MATERIALS PROVIDED:
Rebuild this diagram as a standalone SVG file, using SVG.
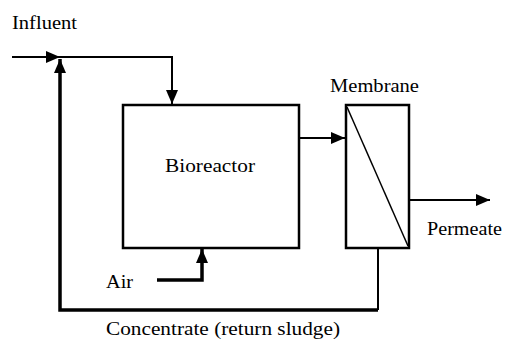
<svg xmlns="http://www.w3.org/2000/svg" width="505" height="349" viewBox="0 0 505 349">
<style>
.lbl{font-family:"Liberation Serif","Times New Roman",serif;font-size:19px;fill:#000}
.box{fill:#fff;stroke:#000;stroke-width:2.5}
.ln{fill:none;stroke:#000;stroke-width:2}
.thk{fill:none;stroke:#000;stroke-width:3.5}
</style>
<defs>
<marker id="ah" markerWidth="14" markerHeight="12" refX="14" refY="6" orient="auto" markerUnits="userSpaceOnUse">
<path d="M0,0 L14,6 L0,12 Z" fill="#000"/>
</marker>
</defs>
<rect width="505" height="349" fill="#fff"/>
<g id="connectors">
<polyline class="ln" points="12,57 60,57" marker-end="url(#ah)"/>
<polyline class="ln" points="58,57 172,57 172,104" marker-end="url(#ah)"/>
<polyline class="ln" points="378,248 378,310"/>
<polyline class="thk" points="378,310 60,310 60,59" marker-end="url(#ah)"/>
<polyline class="thk" points="157,280 202,280 202,249" marker-end="url(#ah)"/>
<polyline class="ln" points="299,138 345,138" marker-end="url(#ah)"/>
<polyline class="ln" points="409,200 490,200" marker-end="url(#ah)"/>
</g>
<g id="bioreactor">
<rect class="box" x="123" y="105" width="176" height="143"/>
<text class="lbl" x="165" y="172" textLength="90" lengthAdjust="spacingAndGlyphs">Bioreactor</text>
</g>
<g id="membrane">
<rect class="box" x="346" y="105" width="63" height="143"/>
<line x1="347" y1="107" x2="408" y2="246" stroke="#000" stroke-width="1.5"/>
<text class="lbl" x="330" y="92" textLength="89" lengthAdjust="spacingAndGlyphs">Membrane</text>
</g>
<g id="labels">
<text class="lbl" x="12" y="29" textLength="65" lengthAdjust="spacingAndGlyphs">Influent</text>
<text class="lbl" x="427" y="235" textLength="75" lengthAdjust="spacingAndGlyphs">Permeate</text>
<text class="lbl" x="106" y="288" textLength="27" lengthAdjust="spacingAndGlyphs">Air</text>
<text class="lbl" x="106" y="335" textLength="234" lengthAdjust="spacingAndGlyphs">Concentrate (return sludge)</text>
</g>
</svg>
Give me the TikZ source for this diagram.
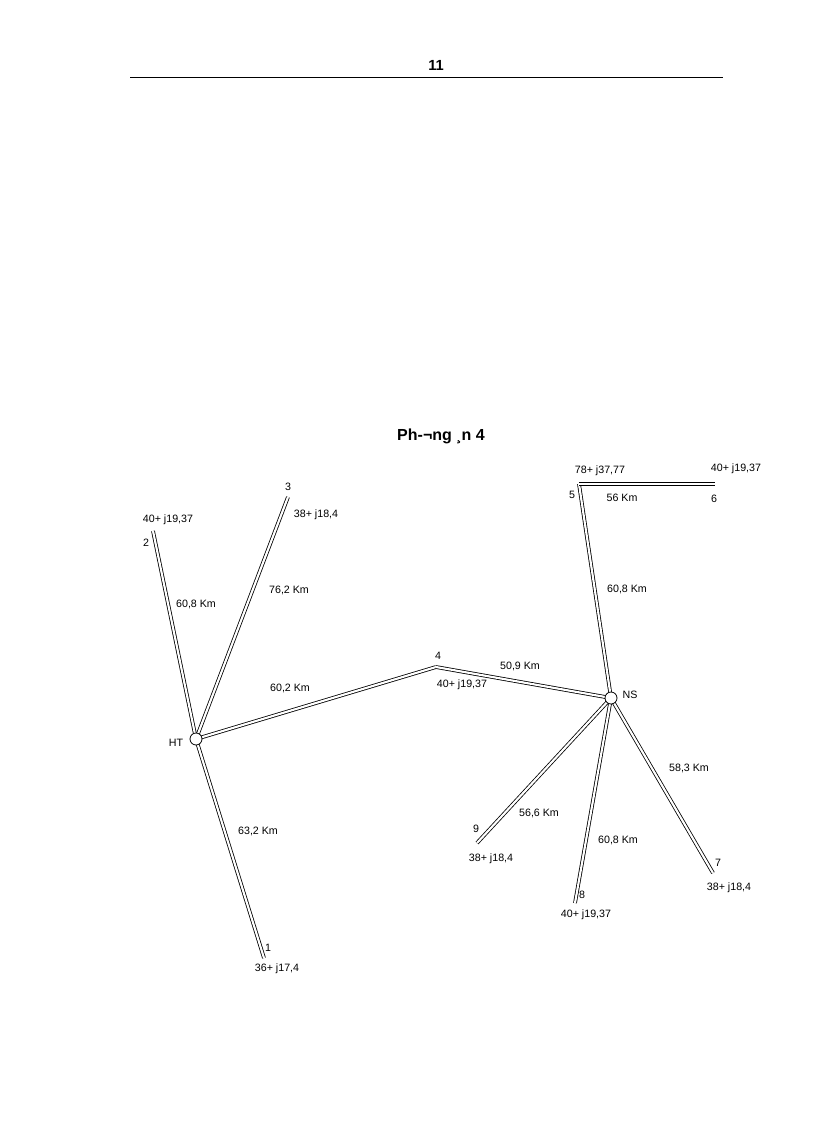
\documentclass[tikz,border=0pt]{standalone}
\usepackage{fontspec}
\setmainfont{Liberation Sans}
\begin{document}
\begin{tikzpicture}[x=0.75pt,y=-0.75pt,
  ln/.style={draw=black,double=white,double distance=1.6pt,line width=0.6pt},
  bus/.style={circle,draw,fill=white,inner sep=0pt,minimum size=9pt,line width=0.6pt},
  pt/.style={inner sep=0pt,minimum size=2pt},
  lb/.style={font=\fontsize{8}{9}\selectfont,inner sep=1pt}]
\useasboundingbox (0,0) rectangle (816,1123);
\node[font=\bfseries\fontsize{11}{12}\selectfont] (pg) at (436,65) {11};
\coordinate (r1) at (130,77); \coordinate (r2) at (723,77);
\draw[line width=0.6pt] (r1) -- (r2);
\node[font=\bfseries\fontsize{12}{14}\selectfont] (title) at (441,436) {Ph-¬ng ¸n 4};
\coordinate (n1) at (264,958);
\coordinate (n2) at (153,531);
\coordinate (n3) at (288,497);
\coordinate (n4) at (436,667);
\coordinate (n5) at (579,484);
\coordinate (n6) at (715,484);
\coordinate (n7) at (713,873);
\coordinate (n8) at (575,903);
\coordinate (n9) at (477,843);
\coordinate (ht) at (196,739);
\coordinate (ns) at (611,698);
\foreach \a/\b in {ht/n1,ht/n2,ht/n3,ht/n4,n4/ns,ns/n5,n5/n6,ns/n7,ns/n8,ns/n9}
  \draw[ln] (\a) -- (\b);
\node[bus] (HT) at (ht) {};
\node[bus] (NS) at (ns) {};
\node[lb] at (176,743) {HT};
\node[lb] at (630,695) {NS};
\node[lb] at (268,948) {1};
\node[lb] at (277,969) {36+ j17,4};
\node[lb] at (146,543) {2};
\node[lb] at (168,520) {40+ j19,37};
\node[lb] at (288,487) {3};
\node[lb] at (316,515) {38+ j18,4};
\node[lb] at (438,656) {4};
\node[lb] at (462,685) {40+ j19,37};
\node[lb] at (572,495) {5};
\node[lb] at (600,471) {78+ j37,77};
\node[lb] at (714,499) {6};
\node[lb] at (736,469) {40+ j19,37};
\node[lb] at (718,863) {7};
\node[lb] at (729,888) {38+ j18,4};
\node[lb] at (582,895) {8};
\node[lb] at (586,915) {40+ j19,37};
\node[lb] at (476,829) {9};
\node[lb] at (491,859) {38+ j18,4};
\node[lb] at (196,604) {60,8 Km};
\node[lb] at (289,590) {76,2 Km};
\node[lb] at (290,688) {60,2 Km};
\node[lb] at (520,666) {50,9 Km};
\node[lb] at (622,498) {56 Km};
\node[lb] at (627,589) {60,8 Km};
\node[lb] at (689,768) {58,3 Km};
\node[lb] at (539,813) {56,6 Km};
\node[lb] at (618,840) {60,8 Km};
\node[lb] at (258,831) {63,2 Km};
\end{tikzpicture}
\end{document}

WHAT IS REQUIRED: Repeat every record precisely. Any picture among them stays out of the copy.

SOLUTION TO THE PROBLEM:
Rebuild this diagram as a standalone SVG file, using SVG.
<svg xmlns="http://www.w3.org/2000/svg" width="505" height="349" viewBox="0 0 505 349">
<style>
.lbl{font-family:"Liberation Serif","Times New Roman",serif;font-size:19px;fill:#000}
.box{fill:#fff;stroke:#000;stroke-width:2.5}
.ln{fill:none;stroke:#000;stroke-width:2}
.thk{fill:none;stroke:#000;stroke-width:3.5}
</style>
<defs>
<marker id="ah" markerWidth="14" markerHeight="12" refX="14" refY="6" orient="auto" markerUnits="userSpaceOnUse">
<path d="M0,0 L14,6 L0,12 Z" fill="#000"/>
</marker>
</defs>
<rect width="505" height="349" fill="#fff"/>
<g id="connectors">
<polyline class="ln" points="12,57 60,57" marker-end="url(#ah)"/>
<polyline class="ln" points="58,57 172,57 172,104" marker-end="url(#ah)"/>
<polyline class="ln" points="378,248 378,310"/>
<polyline class="thk" points="378,310 60,310 60,59" marker-end="url(#ah)"/>
<polyline class="thk" points="157,280 202,280 202,249" marker-end="url(#ah)"/>
<polyline class="ln" points="299,138 345,138" marker-end="url(#ah)"/>
<polyline class="ln" points="409,200 490,200" marker-end="url(#ah)"/>
</g>
<g id="bioreactor">
<rect class="box" x="123" y="105" width="176" height="143"/>
<text class="lbl" x="165" y="172" textLength="90" lengthAdjust="spacingAndGlyphs">Bioreactor</text>
</g>
<g id="membrane">
<rect class="box" x="346" y="105" width="63" height="143"/>
<line x1="347" y1="107" x2="408" y2="246" stroke="#000" stroke-width="1.5"/>
<text class="lbl" x="330" y="92" textLength="89" lengthAdjust="spacingAndGlyphs">Membrane</text>
</g>
<g id="labels">
<text class="lbl" x="12" y="29" textLength="65" lengthAdjust="spacingAndGlyphs">Influent</text>
<text class="lbl" x="427" y="235" textLength="75" lengthAdjust="spacingAndGlyphs">Permeate</text>
<text class="lbl" x="106" y="288" textLength="27" lengthAdjust="spacingAndGlyphs">Air</text>
<text class="lbl" x="106" y="335" textLength="234" lengthAdjust="spacingAndGlyphs">Concentrate (return sludge)</text>
</g>
</svg>
Give me the TikZ source for this diagram.
\documentclass[tikz,border=0pt]{standalone}
\usepackage{fontspec}
\setmainfont{Liberation Sans}
\begin{document}
\begin{tikzpicture}[x=0.75pt,y=-0.75pt,
  ln/.style={draw=black,double=white,double distance=1.6pt,line width=0.6pt},
  bus/.style={circle,draw,fill=white,inner sep=0pt,minimum size=9pt,line width=0.6pt},
  pt/.style={inner sep=0pt,minimum size=2pt},
  lb/.style={font=\fontsize{8}{9}\selectfont,inner sep=1pt}]
\useasboundingbox (0,0) rectangle (816,1123);
\node[font=\bfseries\fontsize{11}{12}\selectfont] (pg) at (436,65) {11};
\coordinate (r1) at (130,77); \coordinate (r2) at (723,77);
\draw[line width=0.6pt] (r1) -- (r2);
\node[font=\bfseries\fontsize{12}{14}\selectfont] (title) at (441,436) {Ph-¬ng ¸n 4};
\coordinate (n1) at (264,958);
\coordinate (n2) at (153,531);
\coordinate (n3) at (288,497);
\coordinate (n4) at (436,667);
\coordinate (n5) at (579,484);
\coordinate (n6) at (715,484);
\coordinate (n7) at (713,873);
\coordinate (n8) at (575,903);
\coordinate (n9) at (477,843);
\coordinate (ht) at (196,739);
\coordinate (ns) at (611,698);
\foreach \a/\b in {ht/n1,ht/n2,ht/n3,ht/n4,n4/ns,ns/n5,n5/n6,ns/n7,ns/n8,ns/n9}
  \draw[ln] (\a) -- (\b);
\node[bus] (HT) at (ht) {};
\node[bus] (NS) at (ns) {};
\node[lb] at (176,743) {HT};
\node[lb] at (630,695) {NS};
\node[lb] at (268,948) {1};
\node[lb] at (277,969) {36+ j17,4};
\node[lb] at (146,543) {2};
\node[lb] at (168,520) {40+ j19,37};
\node[lb] at (288,487) {3};
\node[lb] at (316,515) {38+ j18,4};
\node[lb] at (438,656) {4};
\node[lb] at (462,685) {40+ j19,37};
\node[lb] at (572,495) {5};
\node[lb] at (600,471) {78+ j37,77};
\node[lb] at (714,499) {6};
\node[lb] at (736,469) {40+ j19,37};
\node[lb] at (718,863) {7};
\node[lb] at (729,888) {38+ j18,4};
\node[lb] at (582,895) {8};
\node[lb] at (586,915) {40+ j19,37};
\node[lb] at (476,829) {9};
\node[lb] at (491,859) {38+ j18,4};
\node[lb] at (196,604) {60,8 Km};
\node[lb] at (289,590) {76,2 Km};
\node[lb] at (290,688) {60,2 Km};
\node[lb] at (520,666) {50,9 Km};
\node[lb] at (622,498) {56 Km};
\node[lb] at (627,589) {60,8 Km};
\node[lb] at (689,768) {58,3 Km};
\node[lb] at (539,813) {56,6 Km};
\node[lb] at (618,840) {60,8 Km};
\node[lb] at (258,831) {63,2 Km};
\end{tikzpicture}
\end{document}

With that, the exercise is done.